Please, without the pictures, retype exactly the lines from the start of the material through the line that holds "19450, 20250, 20750];".

§ **COLLECTED DATA**:
· · · ·

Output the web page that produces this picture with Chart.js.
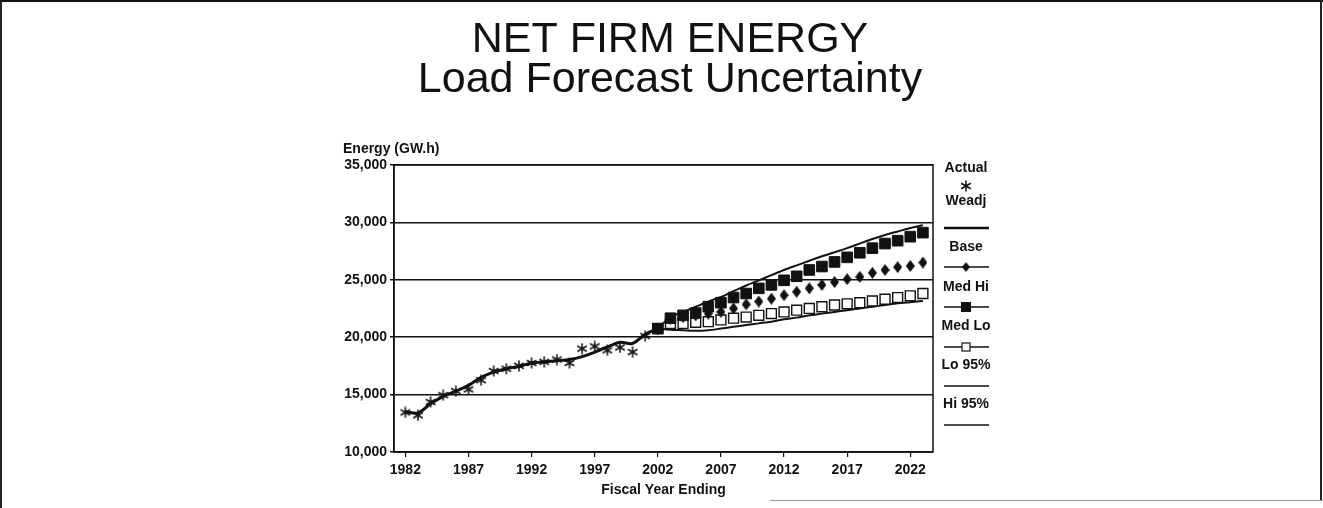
<!DOCTYPE html>
<html>
<head>
<meta charset="utf-8">
<title>Net Firm Energy</title>
<script src="https://cdn.jsdelivr.net/npm/chart.js@4.4.1/dist/chart.umd.min.js"></script>
<style>
  html, body { margin: 0; padding: 0; background: #fff; }
  #marco { position: relative; width: 1323px; height: 508px; }
  #borde {
    position: absolute; left: 0; top: 0; width: 1323px; height: 508px;
    box-sizing: border-box; border-top: 2px solid #111; border-left: 2px solid #222;
    pointer-events: none;
  }
  #bordeDer {
    position: absolute; left: 1320px; top: 0; width: 2px; height: 500px; background: #222;
    pointer-events: none;
  }
  #bordeInf {
    position: absolute; left: 770px; top: 500px; width: 553px; height: 1px; background: #999;
    pointer-events: none;
  }
  canvas { display: block; }
</style>
</head>
<body>
<div id="marco">
  <canvas id="grafico" width="1323" height="508"></canvas>
  <div id="borde"></div>
  <div id="bordeDer"></div>
  <div id="bordeInf"></div>
</div>
<script>
/* ============================================
   NET FIRM ENERGY - Load Forecast Uncertainty
   ============================================ */

// Historia (años fiscales)
const ANIOS_HIST = [1982, 1983, 1984, 1985, 1986, 1987, 1988, 1989, 1990, 1991, 1992,
                    1993, 1994, 1995, 1996, 1997, 1998, 1999, 2000, 2001, 2002];
const ACTUAL = [13450, 13200, 14350, 14950, 15300, 15450, 16250, 17050, 17250, 17500, 17750,
                17850, 18050, 17750, 19000, 19200, 18850, 19100, 18700, 20100, 20750];
const WEADJ  = [13500, 13400, 14200, 14850, 15300, 15800, 16500, 16950, 17250, 17450, 17750,
                17850, 17950, 18050, 18300, 18700, 19150, 19550, 19450, 20250, 20750];

// Pronóstico
const ANIOS_PRON = [2002, 2003, 2004, 2005, 2006, 2007, 2008, 2009, 2010, 2011, 2012,
                    2013, 2014, 2015, 2016, 2017, 2018, 2019, 2020, 2021, 2022, 2023];
const BASE   = [20750, 21600, 21750, 21900, 22050, 22200, 22500, 22850, 23100, 23350, 23650,
                23950, 24250, 24550, 24800, 25050, 25250, 25600, 25850, 26100, 26200, 26500];
const MED_HI = [20750, 21650, 21900, 22100, 22650, 23000, 23450, 23800, 24250, 24550, 24950,
                25300, 25850, 26150, 26550, 26950, 27350, 27750, 28150, 28400, 28750, 29100];
const MED_LO = [20750, 21200, 21200, 21300, 21350, 21500, 21650, 21750, 21900, 22050, 22200,
                22350, 22500, 22650, 22800, 22900, 23000, 23150, 23300, 23450, 23600, 23800];
const HI_95  = [20750, 21750, 22200, 22650, 23100, 23500, 24000, 24500, 24950, 25400, 25850,
                26250, 26650, 27050, 27400, 27750, 28150, 28550, 28900, 29200, 29500, 29750];
const LO_95  = [20750, 20650, 20600, 20550, 20600, 20750, 20900, 21050, 21200, 21350, 21550,
                21700, 21900, 22050, 22200, 22350, 22500, 22650, 22800, 22950, 23050, 23150];

// Ejes
const TICKS_X = [1982, 1987, 1992, 1997, 2002, 2007, 2012, 2017, 2022];
const TICKS_Y = [10000, 15000, 20000, 25000, 30000, 35000];

const FUENTE = "'Liberation Sans', Arial, sans-serif";
const NEGRO = '#111';

/**
 * Marcadores dibujados en un canvas chico
 */
function crearAsterisco(tam) {
  const c = document.createElement('canvas');
  c.width = tam; c.height = tam;
  const ctx = c.getContext('2d');
  ctx.strokeStyle = NEGRO;
  ctx.lineWidth = 1.5;
  const r = tam / 2 - 0.5;
  ctx.beginPath();
  for (let i = 0; i < 3; i++) {
    const a = Math.PI / 2 + i * Math.PI / 3;
    ctx.moveTo(tam / 2 + r * Math.cos(a), tam / 2 + r * Math.sin(a));
    ctx.lineTo(tam / 2 - r * Math.cos(a), tam / 2 - r * Math.sin(a));
  }
  ctx.stroke();
  return c;
}

function crearRombo(w, h) {
  const c = document.createElement('canvas');
  c.width = w; c.height = h;
  const ctx = c.getContext('2d');
  ctx.fillStyle = NEGRO;
  ctx.beginPath();
  ctx.moveTo(w / 2, 0);
  ctx.lineTo(w, h / 2);
  ctx.lineTo(w / 2, h);
  ctx.lineTo(0, h / 2);
  ctx.closePath();
  ctx.fill();
  return c;
}

const asterisco = crearAsterisco(12);
const rombo = crearRombo(9, 12);

const pares = (anios, valores) => anios.map((a, i) => ({ x: a, y: valores[i] }));

/**
 * Marco del área de datos
 */
const marcoArea = {
  id: 'marcoArea',
  beforeDatasetsDraw(chart) {
    const { ctx, chartArea: a } = chart;
    ctx.save();
    ctx.strokeStyle = NEGRO;
    ctx.lineWidth = 1.5;
    ctx.strokeRect(a.left, a.top, a.right - a.left, a.bottom - a.top);
    ctx.restore();
  },
};

/**
 * Título del eje Y (horizontal) y leyenda lateral
 */
const textosExtra = {
  id: 'textosExtra',
  afterDraw(chart) {
    const ctx = chart.ctx;
    ctx.save();
    ctx.fillStyle = NEGRO;
    ctx.strokeStyle = NEGRO;
    ctx.font = `bold 14px ${FUENTE}`;
    ctx.textBaseline = 'middle';
    ctx.textAlign = 'left';
    ctx.fillText('Energy (GW.h)', 343, 149);

    // Leyenda
    const cx = 966, x0 = 944, x1 = 989;
    ctx.textAlign = 'center';
    const linea = (y, ancho) => {
      ctx.lineWidth = ancho;
      ctx.beginPath(); ctx.moveTo(x0, y); ctx.lineTo(x1, y); ctx.stroke();
    };
    ctx.fillText('Actual', cx, 168);
    ctx.drawImage(asterisco, cx - asterisco.width / 2, 186 - asterisco.height / 2);
    ctx.fillText('Weadj', cx, 201);
    linea(228, 2.5);
    ctx.fillText('Base', cx, 247);
    linea(267, 1.5);
    ctx.drawImage(rombo, cx - 4, 267 - 5, 8, 10);
    ctx.fillText('Med Hi', cx, 287);
    linea(307, 1.5);
    ctx.fillRect(cx - 5, 307 - 5, 10, 10);
    ctx.fillText('Med Lo', cx, 326);
    linea(347, 1.5);
    ctx.fillStyle = '#fff';
    ctx.fillRect(cx - 4, 347 - 4, 8, 8);
    ctx.lineWidth = 1.2;
    ctx.strokeRect(cx - 4, 347 - 4, 8, 8);
    ctx.fillStyle = NEGRO;
    ctx.fillText('Lo 95%', cx, 365);
    linea(386, 1.5);
    ctx.fillText('Hi 95%', cx, 404);
    linea(425, 1.5);
    ctx.restore();
  },
};

const ctx = document.getElementById('grafico').getContext('2d');

new Chart(ctx, {
  type: 'line',
  data: {
    datasets: [
      {
        label: 'Actual',
        data: pares(ANIOS_HIST, ACTUAL),
        showLine: false,
        pointStyle: asterisco,
        pointRadius: 6,
        order: 0,
      },
      {
        label: 'Weadj',
        data: pares(ANIOS_HIST, WEADJ),
        borderColor: NEGRO,
        borderWidth: 3,
        tension: 0.35,
        pointRadius: 0,
        order: 1,
      },
      {
        label: 'Med Hi',
        data: pares(ANIOS_PRON, MED_HI),
        showLine: false,
        pointStyle: 'rect',
        pointRadius: 7.5,
        backgroundColor: NEGRO,
        borderColor: NEGRO,
        borderWidth: 1,
        order: 2,
      },
      {
        label: 'Base',
        data: pares(ANIOS_PRON, BASE),
        showLine: false,
        pointStyle: rombo,
        pointRadius: 6,
        order: 3,
      },
      {
        label: 'Med Lo',
        data: pares(ANIOS_PRON, MED_LO),
        showLine: false,
        pointStyle: 'rect',
        pointRadius: 7,
        backgroundColor: '#fff',
        borderColor: NEGRO,
        borderWidth: 1.4,
        order: 4,
      },
      {
        label: 'Hi 95%',
        data: pares(ANIOS_PRON, HI_95),
        borderColor: NEGRO,
        borderWidth: 2,
        tension: 0.3,
        pointRadius: 0,
        order: 5,
      },
      {
        label: 'Lo 95%',
        data: pares(ANIOS_PRON, LO_95),
        borderColor: NEGRO,
        borderWidth: 2,
        tension: 0.3,
        pointRadius: 0,
        order: 6,
      },
    ],
  },
  options: {
    responsive: false,
    animation: false,
    events: [],
    layout: { padding: { left: 17, right: 0, top: 0, bottom: 0 } },
    plugins: {
      legend: { display: false },
      tooltip: { enabled: false },
      title: {
        display: true,
        text: 'NET FIRM ENERGY',
        color: NEGRO,
        font: { family: FUENTE, size: 43, weight: 'normal', lineHeight: 0.9 },
        padding: { top: 20.6, bottom: 0 },
      },
      subtitle: {
        display: true,
        text: 'Load Forecast Uncertainty',
        color: NEGRO,
        font: { family: FUENTE, size: 43, weight: 'normal', lineHeight: 0.9 },
        padding: { top: 1.3, bottom: 65.6 },
      },
    },
    scales: {
      x: {
        type: 'linear',
        min: 1981.1,
        max: 2023.8,
        afterBuildTicks: (escala) => { escala.ticks = TICKS_X.map(v => ({ value: v })); },
        afterFit: (escala) => { escala.height = 56; },
        grid: { display: true, drawOnChartArea: false, drawTicks: true, tickLength: 5, color: NEGRO, lineWidth: 1.2 },
        border: { display: true, color: NEGRO, width: 1.5 },
        ticks: {
          color: NEGRO,
          padding: 5,
          maxRotation: 0,
          autoSkip: false,
          font: { family: FUENTE, size: 14, weight: 'bold' },
          callback: (v) => String(v),
        },
        title: {
          display: true,
          text: 'Fiscal Year Ending',
          color: NEGRO,
          font: { family: FUENTE, size: 14, weight: 'bold' },
          padding: { top: 0, bottom: 9 },
        },
      },
      y: {
        min: 10000,
        max: 35000,
        afterBuildTicks: (escala) => { escala.ticks = TICKS_Y.map(v => ({ value: v })); },
        afterFit: (escala) => { escala.width = 394 - 17; },
        grid: { color: NEGRO, lineWidth: 1.5, tickLength: 4 },
        border: { display: true, color: NEGRO, width: 1.5 },
        ticks: {
          color: NEGRO,
          padding: 3,
          font: { family: FUENTE, size: 14, weight: 'bold' },
          callback: (v) => v.toLocaleString('en-US'),
        },
      },
      derecha: {
        type: 'linear',
        position: 'right',
        display: true,
        afterFit: (escala) => { escala.width = 1323 - 933; },
        grid: { display: false },
        border: { display: false },
        ticks: { display: false },
      },
    },
  },
  plugins: [marcoArea, textosExtra],
});
</script>
</body>
</html>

· · · ·

§ **FULL SOLUTION**:
Output the web page that produces this picture with Chart.js.
<!DOCTYPE html>
<html>
<head>
<meta charset="utf-8">
<title>Net Firm Energy</title>
<script src="https://cdn.jsdelivr.net/npm/chart.js@4.4.1/dist/chart.umd.min.js"></script>
<style>
  html, body { margin: 0; padding: 0; background: #fff; }
  #marco { position: relative; width: 1323px; height: 508px; }
  #borde {
    position: absolute; left: 0; top: 0; width: 1323px; height: 508px;
    box-sizing: border-box; border-top: 2px solid #111; border-left: 2px solid #222;
    pointer-events: none;
  }
  #bordeDer {
    position: absolute; left: 1320px; top: 0; width: 2px; height: 500px; background: #222;
    pointer-events: none;
  }
  #bordeInf {
    position: absolute; left: 770px; top: 500px; width: 553px; height: 1px; background: #999;
    pointer-events: none;
  }
  canvas { display: block; }
</style>
</head>
<body>
<div id="marco">
  <canvas id="grafico" width="1323" height="508"></canvas>
  <div id="borde"></div>
  <div id="bordeDer"></div>
  <div id="bordeInf"></div>
</div>
<script>
/* ============================================
   NET FIRM ENERGY - Load Forecast Uncertainty
   ============================================ */

// Historia (años fiscales)
const ANIOS_HIST = [1982, 1983, 1984, 1985, 1986, 1987, 1988, 1989, 1990, 1991, 1992,
                    1993, 1994, 1995, 1996, 1997, 1998, 1999, 2000, 2001, 2002];
const ACTUAL = [13450, 13200, 14350, 14950, 15300, 15450, 16250, 17050, 17250, 17500, 17750,
                17850, 18050, 17750, 19000, 19200, 18850, 19100, 18700, 20100, 20750];
const WEADJ  = [13500, 13400, 14200, 14850, 15300, 15800, 16500, 16950, 17250, 17450, 17750,
                17850, 17950, 18050, 18300, 18700, 19150, 19550, 19450, 20250, 20750];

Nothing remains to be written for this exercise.